Hybrid REITs use the investment strategies of both equity REITs, which own properties, and mortgage REITs, which invest in mortgage loans or mortgage-backed securities. In practice however, most hybrid REITs are weighted more heavily to one type of investment or the other.
Private REITs are exempt from SEC registration and offer shares that do not trade on national stock exchanges. They are not subject to the same disclosure requirements as stock exchange-listed or public non-listed REITs.
These investment vehicles issue shares that are neither traded on national exchanges nor registered with the SEC, but rather issued according to one or more SEC-enacted and enforced exemptions to the securities laws (such as Regulation D).
Public Non-Listed REITs
Public non-listed REITs (aka, PNLRs) are registered with the SEC but do not trade on national stock exchanges. Like “regular” REITs, they own, operate, and/or finance real estate and are subject to the same IRS rules. In addition, PNLRs are required to make regular SEC disclosures, including quarterly and yearly financial reports.

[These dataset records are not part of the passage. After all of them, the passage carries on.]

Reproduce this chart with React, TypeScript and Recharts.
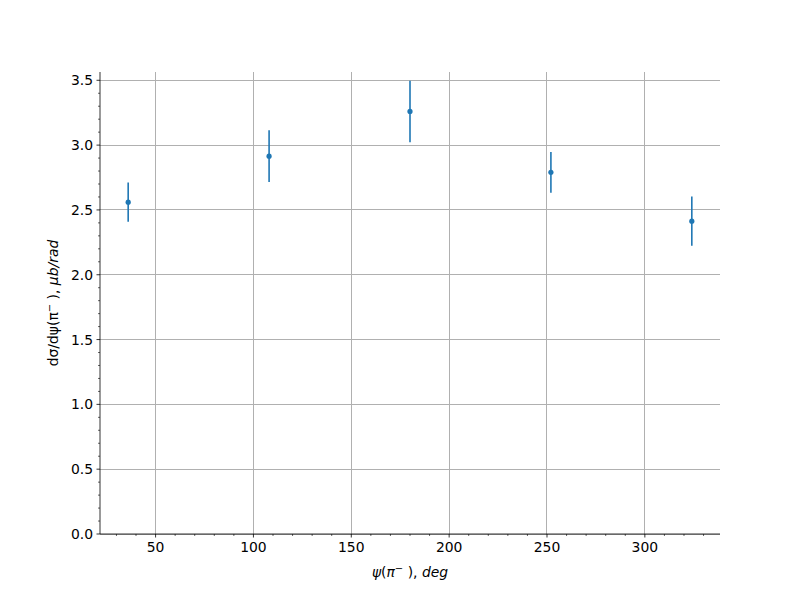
import React from 'react';
import { ComposedChart, Scatter, ErrorBar, XAxis, YAxis, CartesianGrid } from 'recharts';

const psiDeg = [36, 108, 180, 252, 324];
const dsigma = [2.56, 2.915, 3.26, 2.79, 2.413];
const dsigmaErr = [0.152, 0.2, 0.237, 0.157, 0.19];

const xMajorTicks = [50, 100, 150, 200, 250, 300];
const yMajorTicks = [0, 0.5, 1.0, 1.5, 2.0, 2.5, 3.0, 3.5];
const yTickLabels = ['0.0', '0.5', '1.0', '1.5', '2.0', '2.5', '3.0', '3.5'];
const xMinorTicks = Array.from({ length: 31 }, (_, i) => 30 + i * 10);
const yMinorTicks = Array.from({ length: 36 }, (_, i) => Math.round(i * 10) / 100);

const xDomain = [21.6, 338.4];
const yDomain = [0, 3.564];

const data = psiDeg.map((x, i) => ({ x, y: dsigma[i], err: dsigmaErr[i] }));

const FONT = 'DejaVu Sans, sans-serif';
const FS = 13.9;
const BLUE = '#1f77b4';

const isMajor = (v: number, majors: number[]) => majors.some((m) => Math.abs(m - v) < 1e-6);

const XTick = (props: any) => {
  const { x, y, payload } = props;
  const v = payload.value;
  const major = isMajor(v, xMajorTicks);
  return (
    <g>
      <line x1={x} x2={x} y1={y} y2={y + (major ? 3.5 : 2)} stroke="#000" strokeWidth={major ? 0.8 : 0.6} />
      {major && (
        <text x={x} y={y + 7} dy="0.76em" textAnchor="middle" fontFamily={FONT} fontSize={FS} fill="#000">
          {String(v)}
        </text>
      )}
    </g>
  );
};

const YTick = (props: any) => {
  const { x, y, payload } = props;
  const v = payload.value;
  const idx = yMajorTicks.findIndex((m) => Math.abs(m - v) < 1e-6);
  const major = idx >= 0;
  return (
    <g>
      <line x1={x - (major ? 3.5 : 2)} x2={x} y1={y} y2={y} stroke="#000" strokeWidth={major ? 0.8 : 0.6} />
      {major && (
        <text x={x - 7} y={y} dy="0.36em" textAnchor="end" fontFamily={FONT} fontSize={FS} fill="#000">
          {yTickLabels[idx]}
        </text>
      )}
    </g>
  );
};

const XLabel = () => (
  <text x={410} y={577} textAnchor="middle" fontFamily={FONT} fontSize={FS} fill="#000">
    <tspan fontStyle="italic">ψ</tspan>
    <tspan>(</tspan>
    <tspan fontStyle="italic">π</tspan>
    <tspan dy={-5} fontSize={10}>−</tspan>
    <tspan dy={5}> ), </tspan>
    <tspan fontStyle="italic">deg</tspan>
  </text>
);

const YLabel = () => (
  <text
    x={0}
    y={0}
    transform="translate(58,303) rotate(-90)"
    textAnchor="middle"
    fontFamily={FONT}
    fontSize={FS}
    fill="#000"
  >
    <tspan>dσ/dψ(π</tspan>
    <tspan dy={-5} fontSize={10}>−</tspan>
    <tspan dy={5}> ), </tspan>
    <tspan fontStyle="italic">μb/rad</tspan>
  </text>
);

const Dot = (props: any) => {
  const { cx, cy } = props;
  return <circle cx={cx} cy={cy} r={2.6} fill={BLUE} />;
};

const vGrid = ({ offset }: any) =>
  xMajorTicks.map((v) => offset.left + ((v - xDomain[0]) / (xDomain[1] - xDomain[0])) * offset.width);
const hGrid = ({ offset }: any) =>
  yMajorTicks.map((v) => offset.top + offset.height - ((v - yDomain[0]) / (yDomain[1] - yDomain[0])) * offset.height);

export default function App() {
  return (
    <div style={{ position: 'absolute', left: 0, top: 0, width: 800, height: 600, background: '#fff' }}>
      <ComposedChart width={800} height={600} data={data} margin={{ top: 72, right: 80, bottom: 36, left: 40 }}>
        <CartesianGrid
          stroke="#b0b0b0"
          strokeWidth={1}
          shapeRendering="crispEdges"
          verticalCoordinatesGenerator={vGrid}
          horizontalCoordinatesGenerator={hGrid}
        />
        <XAxis
          dataKey="x"
          type="number"
          domain={xDomain}
          allowDataOverflow
          ticks={xMinorTicks}
          interval={0}
          tick={<XTick />}
          tickLine={false}
          tickSize={0}
          tickMargin={0}
          height={30}
          stroke="#000"
          strokeWidth={0.8}
          label={<XLabel />}
        />
        <XAxis
          xAxisId="top"
          orientation="top"
          type="number"
          domain={xDomain}
          allowDataOverflow
          tick={false}
          tickLine={false}
          height={0}
          stroke="#000"
          strokeWidth={0.8}
        />
        <YAxis
          dataKey="y"
          type="number"
          domain={yDomain}
          allowDataOverflow
          ticks={yMinorTicks}
          interval={0}
          tick={<YTick />}
          tickLine={false}
          tickSize={0}
          tickMargin={0}
          width={60}
          stroke="#000"
          strokeWidth={0.8}
          label={<YLabel />}
        />
        <YAxis
          yAxisId="right"
          orientation="right"
          type="number"
          domain={yDomain}
          allowDataOverflow
          tick={false}
          tickLine={false}
          width={0}
          stroke="#000"
          strokeWidth={0.8}
        />
        <Scatter dataKey="y" fill={BLUE} shape={<Dot />} isAnimationActive={false}>
          <ErrorBar dataKey="err" direction="y" width={0} stroke={BLUE} strokeWidth={1.6} />
        </Scatter>
      </ComposedChart>
    </div>
  );
}
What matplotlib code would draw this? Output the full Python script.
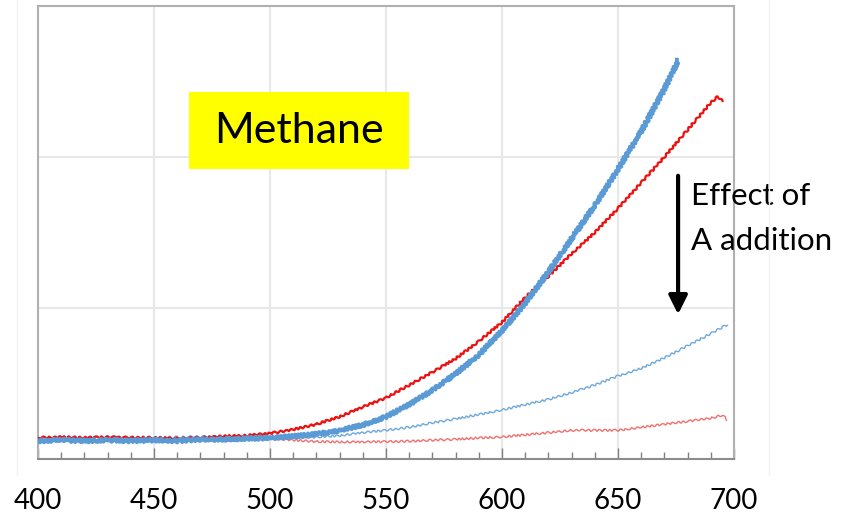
import numpy as np
import matplotlib.pyplot as plt
from matplotlib.patches import Rectangle
from matplotlib.lines import Line2D
from matplotlib.ticker import MultipleLocator

plt.rcParams['font.family'] = ['Lato', 'DejaVu Sans']

# 数据
x_blue = [400, 410, 420, 430, 440, 450, 460, 470, 480, 490, 500, 510, 520, 530, 540, 550,
          560, 570, 580, 590, 600, 610, 620, 630, 640, 650, 660, 670, 676]
y_blue = [0.12, 0.125, 0.12, 0.125, 0.12, 0.125, 0.12, 0.13, 0.13, 0.135, 0.14, 0.15, 0.165, 0.19, 0.225, 0.28,
          0.36, 0.455, 0.565, 0.69, 0.85, 1.03, 1.24, 1.46, 1.68, 1.92, 2.17, 2.45, 2.64]

x_red = [400, 410, 420, 430, 440, 450, 460, 470, 480, 490, 500, 510, 520, 530, 540, 550, 560, 570,
         580, 590, 600, 610, 620, 630, 640, 650, 660, 670, 680, 690, 693, 695]
y_red = [0.14, 0.145, 0.14, 0.145, 0.14, 0.14, 0.135, 0.14, 0.15, 0.155, 0.17, 0.195, 0.23, 0.28, 0.345, 0.405, 0.49, 0.575,
         0.665, 0.78, 0.905, 1.07, 1.21, 1.36, 1.50, 1.66, 1.83, 2.00, 2.18, 2.36, 2.40, 2.37]

x_blue_a = [400, 420, 440, 460, 480, 500, 510, 520, 530, 540, 550, 560, 570, 580, 590, 600,
            610, 620, 630, 640, 650, 660, 670, 680, 690, 697]
y_blue_a = [0.14, 0.145, 0.14, 0.145, 0.15, 0.14, 0.14, 0.145, 0.155, 0.175, 0.19, 0.21, 0.24, 0.265, 0.295, 0.325,
            0.36, 0.395, 0.44, 0.49, 0.55, 0.60, 0.67, 0.75, 0.83, 0.89]

x_red_a = [400, 420, 440, 460, 480, 500, 510, 520, 530, 540, 550, 560, 570, 580, 590, 600,
           610, 620, 630, 640, 650, 660, 670, 680, 690, 695, 697]
y_red_a = [0.145, 0.14, 0.145, 0.14, 0.145, 0.135, 0.125, 0.115, 0.113, 0.113, 0.115, 0.118, 0.125, 0.13, 0.14, 0.146,
           0.16, 0.175, 0.19, 0.19, 0.19, 0.21, 0.23, 0.25, 0.27, 0.29, 0.26]

fig = plt.figure(figsize=(8.49, 5.13), dpi=100)
ax = fig.add_axes([38 / 849, 54 / 513, 696 / 849, 453 / 513])

# 外框淡线
fig.add_artist(Line2D([17 / 849, 17 / 849], [38 / 513, 1], color='#f2f2f2', lw=1))
fig.add_artist(Line2D([769 / 849, 769 / 849], [38 / 513, 1], color='#f2f2f2', lw=1))

l1, = ax.plot(x_red_a, y_red_a, color='#f07070', lw=1.0, zorder=3)
l2, = ax.plot(x_blue_a, y_blue_a, color='#6fa8dc', lw=1.0, zorder=3)
l3, = ax.plot(x_red, y_red, color='#ee1111', lw=1.6, zorder=4)
l4, = ax.plot(x_blue, y_blue, color='#5b9bd5', lw=2.8, zorder=5)
for ln in (l1, l2, l3):
    ln.set_sketch_params(1.0, 6, 2)
l4.set_sketch_params(1.6, 4, 2)

ax.set_xlim(400, 700)
ax.set_ylim(0, 3)
ax.xaxis.set_major_locator(MultipleLocator(50))
ax.xaxis.set_minor_locator(MultipleLocator(10))
ax.set_yticks([1, 2])
ax.set_yticklabels([])
ax.tick_params(axis='y', length=0)
ax.tick_params(axis='x', which='major', direction='in', length=8, width=1, color='#808080',
               labelsize=20, pad=21)
ax.tick_params(axis='x', which='minor', direction='in', length=5, width=1, color='#808080')
ax.grid(True, which='major', color='#e8e8e8', lw=1.5)
ax.set_axisbelow(True)
for s in ax.spines.values():
    s.set_color('#b0b0b0')
    s.set_linewidth(1.5)
ax.spines['bottom'].set_color('#8c8c8c')

# 标注
ax.add_patch(Rectangle((465.1, 1.921), 94.8, 0.509, facecolor='#ffff00', edgecolor='none', zorder=6))
ax.text(512.5, 2.175, 'Methane', fontsize=31, ha='center', va='center', zorder=7)

ax.annotate('', xy=(675.9, 0.94), xytext=(675.9, 1.894),
            arrowprops=dict(arrowstyle='-|>', lw=3, color='black', mutation_scale=28), zorder=7)
ax.text(681.5, 1.682, 'Effect of', fontsize=22.5, va='baseline', ha='left', clip_on=False, zorder=7)
ax.text(681.5, 1.384, 'A addition', fontsize=22.5, va='baseline', ha='left', clip_on=False, zorder=7)

fig.savefig('out.png', dpi=100)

All of these filings are publicly available through the SEC’s EDGAR database.
You can invest in publicly traded REITs – as well as REIT mutual funds and REIT exchange-traded funds (ETFs) – by purchasing shares through most brokers and financial advisers. But when dealing with non-listed REITs, you’ll have to find a broker or financial adviser who specifically participates in those offerings.
REITs are also included in a growing number of defined-benefit and defined-contribution investment plans. According to Nareit, a REIT-specific research firm, an estimated 80 million U.S. investors own REITs through their retirement savings and other investment funds.